D. Forse domani l'Europa si muovera', lei dice. Ma lo fara' comuuque con almeno dieci giorni di ritardo visto che i suoi ministri degli Esteri il 28 scorso a Lussemburgo rifiutarono addirittura di discutere l'emergenza Zaire, nonostante le sue rimostranze e il suo allarmato rapporto sulla situazioue. Perche'?
"Perche' dall'inizio degli anni '90, cioe' dalla fine di Yalta c'e' una generale sottovalutazione delle crisi africane. Prima i Paesi dell'Africa avevano un'importanza geopolitica a seconda di come si schieravano con una o l'altra superpotenza. Oggi l'Africa non e' piu' una delle priorita' dell'agenda internazionale.
D. Ma nel caso dello Zaire almeno un interesse geo-economico esiste, non fosse altro per il suo patrimonio di materie prime...
"Certo, infatti l'intervento del '94 non fu certo fatto per il Ruanda, il Burundi o la Tanzania ma per lo Zaire e l'importanza strategica delle sue materie prime. Penso pero' che Francia e Belgio non abbiano intenzione di ripeterlo oggi da soli, forse perche' quella ferita brucia ancora. Anche per questo, secondo me, oggi e' indispensabile una decisione multilaterale, a livello di Unione europea o di Nazioni Unite".
D. Resta che oggi quando si dice intervento multilaterale Onu si dice sempre piu' intervento americano ...
"Vero. Salvo che poi magari, quando noi non ci muoviamo e lo fanno gli Stati Uniti, abbiamo anche il riflesso di dire "yankee go home". La verita' e' che in politica il vuoto non esiste, quando lo si lascia, qualcuno lo riempie. In realta' nel Consiglio di Sicurezza siedono molti Paesi europei ma finora il Consiglio non ha fatto proposte ma solo richieste di cessate il fuoco. Ci mancava pure che ci fossero gli appelli alla guerra. In secondo luogo, I'Europa stenta a trovare i meccanismi di una politica estera comune ammesso che la si voglia. Terzo, c'e' un'obiettiva fragilita' dell'OUA. Quindi, se penso un po' a lungo termine, l'unico modello che posso immaginare e' quello delle Nazioni Unite piu' o meno riformate con forti collegamenti regionali.

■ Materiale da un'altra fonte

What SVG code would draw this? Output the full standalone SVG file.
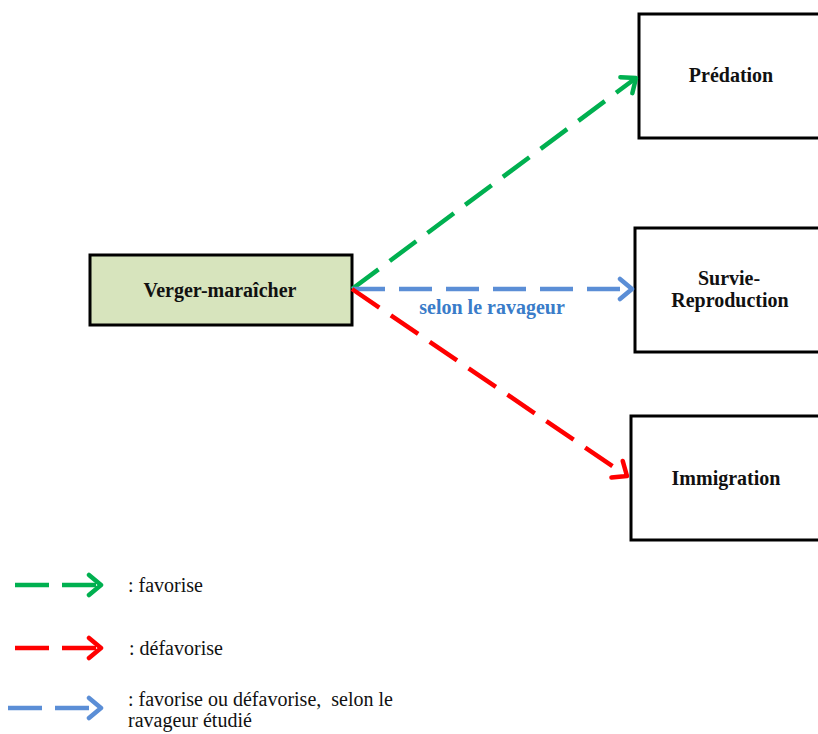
<svg xmlns="http://www.w3.org/2000/svg" width="818" height="734" viewBox="0 0 818 734">
  <style>
    .box { fill: #ffffff; stroke: #000000; stroke-width: 3; }
    .main { fill: #d7e4bd; }
    .lbl { font-family: "Liberation Serif", "Times New Roman", serif; font-size: 20px; font-weight: bold; fill: #111111; text-anchor: middle; }
    .leg { font-family: "Liberation Serif", "Times New Roman", serif; font-size: 20px; fill: #111111; white-space: pre; }
    .conn { fill: none; stroke-width: 4.5; stroke-dasharray: 33 14; }
    .g { stroke: #00b050; }
    .r { stroke: #ff0000; }
    .b { stroke: #5b8ed6; }
  </style>
  <defs>
    <marker id="ag" markerUnits="userSpaceOnUse" markerWidth="30" markerHeight="30" viewBox="-15 -15 30 30" refX="0" refY="0" orient="auto">
      <path d="M -12 -10 L 0 0 L -12 10" fill="none" stroke="#00b050" stroke-width="4.5" stroke-linecap="round" stroke-linejoin="round"/>
    </marker>
    <marker id="ar" markerUnits="userSpaceOnUse" markerWidth="30" markerHeight="30" viewBox="-15 -15 30 30" refX="0" refY="0" orient="auto">
      <path d="M -12 -10 L 0 0 L -12 10" fill="none" stroke="#ff0000" stroke-width="4.5" stroke-linecap="round" stroke-linejoin="round"/>
    </marker>
    <marker id="ab" markerUnits="userSpaceOnUse" markerWidth="30" markerHeight="30" viewBox="-15 -15 30 30" refX="0" refY="0" orient="auto">
      <path d="M -12 -10 L 0 0 L -12 10" fill="none" stroke="#5b8ed6" stroke-width="4.5" stroke-linecap="round" stroke-linejoin="round"/>
    </marker>
  </defs>
  <rect width="818" height="734" fill="#ffffff"/>

  <g id="node-verger">
    <rect class="box main" x="90" y="255" width="262" height="70"/>
    <text class="lbl" x="220" y="297">Verger-maraîcher</text>
  </g>
  <g id="node-predation">
    <rect class="box" x="639" y="14" width="190" height="124"/>
    <text class="lbl" x="731" y="82">Prédation</text>
  </g>
  <g id="node-survie">
    <rect class="box" x="635" y="228" width="190" height="124"/>
    <text class="lbl" x="729" y="285">Survie-</text>
    <text class="lbl" x="730" y="307">Reproduction</text>
  </g>
  <g id="node-immigration">
    <rect class="box" x="631" y="416" width="190" height="124"/>
    <text class="lbl" x="726" y="485">Immigration</text>
  </g>

  <g id="connectors">
    <line class="conn g" x1="352" y1="289" x2="636" y2="78" marker-end="url(#ag)"/>
    <line class="conn b" x1="352" y1="289" x2="632" y2="289" marker-end="url(#ab)"/>
    <line class="conn r" x1="352" y1="289" x2="627" y2="476" marker-end="url(#ar)"/>
    <text class="lbl" x="492" y="314" style="fill:#3a7cc9">selon le ravageur</text>
  </g>

  <g id="legend">
    <line class="conn g" x1="15" y1="585" x2="101" y2="585" style="stroke-dasharray:34 13" marker-end="url(#ag)"/>
    <text class="leg" x="128" y="592">: favorise</text>
    <line class="conn r" x1="15" y1="648" x2="101" y2="648" style="stroke-dasharray:34 13" marker-end="url(#ar)"/>
    <text class="leg" x="129" y="655">: défavorise</text>
    <line class="conn b" x1="8" y1="708" x2="101" y2="708" style="stroke-dasharray:34 13" marker-end="url(#ab)"/>
    <text class="leg" x="128" y="706">: favorise ou défavorise,  selon le</text>
    <text class="leg" x="128" y="727">ravageur étudié</text>
  </g>
</svg>
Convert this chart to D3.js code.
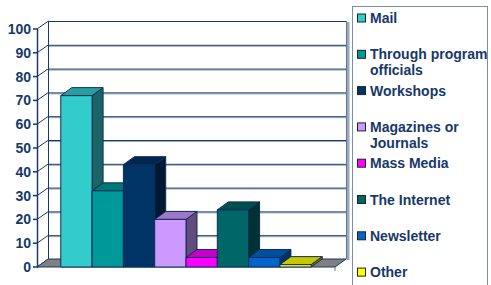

D. Al di la' delle eterne latitanze europee, quando si guarda a Francia e Zaire e alle loro corresponsabilita' nel riarmo degli estremisti Hutu, e a inglesi e americani schierati con i Governi tutsi di Ruanda, Burundi e Uganda, non le sembra di intravvedere il ritorno dei demoni del colonialismo?
"Quei demoni non sono mai spariti. Le zone di influenza sono rimaste, anche se prima o poi bisognera' rivedere criticamente la decolonizzazione e il luogo comune secondo il quale bastava essere neri per essere migliori. Detto questo, resta inaccettabile la nostra politica dei due pesi e delle due misure: dove c'e' il petiolio si interveniene e dove non c'e' no. Probabilmente e' vero, comunque, che si stanno ridelineando, con qualche aggiustamento, le zone di influenza in Centro Africa, francofoni contro anglofoni, hutu contro tutsi, etc."
D. Non e' in un certo senso logico, anche se cinico, che l'Occidente si mobiliti piu' facilmente a difesa del petrolio?
"In politica si fanno sempre i calcoli. Il problema e' non sbagliarli, come si e' fatto sostenendo per anni il regime di Saddam Hussein in Irak o i talibani in Afghanistan".
D. Al di la' di tante illazioni e recriminazioni non sara' che l'intervento in Zaire e' semplicemente sospeso alle elezioni Usa?
"Il colmo sarebbe che dopo quindici giorni di silenzio, gli Usa decidessero di intervenire senza consultare nessuno. Come fecero nel nord dell'lrak".